[Short task] Pictures stay out. Extract the lines below from the first one through the line with "plt.rcParams['font.family'] = ['Lato', 'DejaVu", both included.

[Data section]
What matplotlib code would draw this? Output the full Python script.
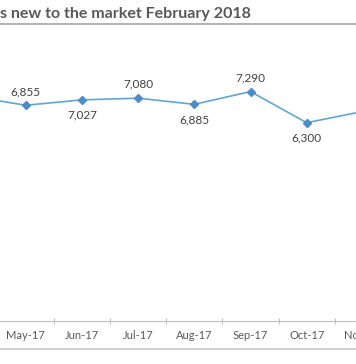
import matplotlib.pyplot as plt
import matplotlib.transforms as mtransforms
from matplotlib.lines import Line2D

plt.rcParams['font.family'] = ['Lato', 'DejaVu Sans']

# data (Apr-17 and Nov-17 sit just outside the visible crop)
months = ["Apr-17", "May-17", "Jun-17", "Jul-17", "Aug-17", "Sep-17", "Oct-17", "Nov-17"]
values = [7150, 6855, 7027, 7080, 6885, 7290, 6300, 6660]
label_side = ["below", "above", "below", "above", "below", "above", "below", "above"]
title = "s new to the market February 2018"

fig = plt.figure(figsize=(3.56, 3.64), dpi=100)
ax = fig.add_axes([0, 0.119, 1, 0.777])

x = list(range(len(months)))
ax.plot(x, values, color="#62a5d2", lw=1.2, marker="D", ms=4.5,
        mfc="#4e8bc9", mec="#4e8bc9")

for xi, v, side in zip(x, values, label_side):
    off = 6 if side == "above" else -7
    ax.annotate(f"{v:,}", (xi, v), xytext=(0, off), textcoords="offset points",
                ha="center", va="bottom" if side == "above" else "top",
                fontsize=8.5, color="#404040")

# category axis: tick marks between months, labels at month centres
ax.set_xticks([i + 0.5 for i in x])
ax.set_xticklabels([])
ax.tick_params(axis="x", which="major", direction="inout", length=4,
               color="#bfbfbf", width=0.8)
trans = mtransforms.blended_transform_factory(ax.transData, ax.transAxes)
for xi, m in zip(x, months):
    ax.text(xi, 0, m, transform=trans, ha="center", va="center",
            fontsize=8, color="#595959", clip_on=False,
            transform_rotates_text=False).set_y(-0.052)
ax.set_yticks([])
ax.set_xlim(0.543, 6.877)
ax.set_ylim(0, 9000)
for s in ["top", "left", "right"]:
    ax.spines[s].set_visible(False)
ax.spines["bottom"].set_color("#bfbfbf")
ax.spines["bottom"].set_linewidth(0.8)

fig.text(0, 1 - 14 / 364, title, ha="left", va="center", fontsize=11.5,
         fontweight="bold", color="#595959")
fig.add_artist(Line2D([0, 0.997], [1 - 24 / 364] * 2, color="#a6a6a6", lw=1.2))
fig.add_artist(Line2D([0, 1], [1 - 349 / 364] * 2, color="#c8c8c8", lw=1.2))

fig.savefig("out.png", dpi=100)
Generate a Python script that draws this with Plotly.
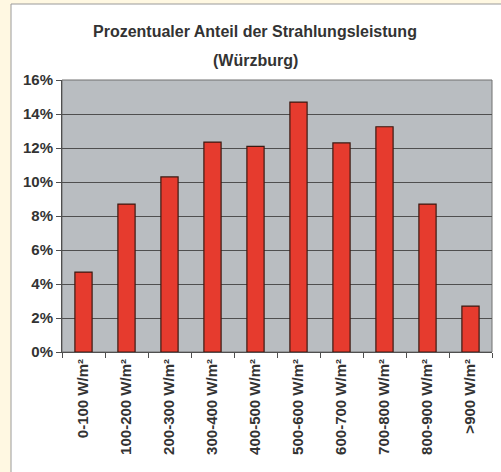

[Answer to the problem]
What matplotlib code would draw this? Output the full Python script.
import matplotlib.pyplot as plt
import matplotlib.transforms as mtransforms
from matplotlib.lines import Line2D

plt.rcParams['font.family'] = ['Lato', 'DejaVu Sans']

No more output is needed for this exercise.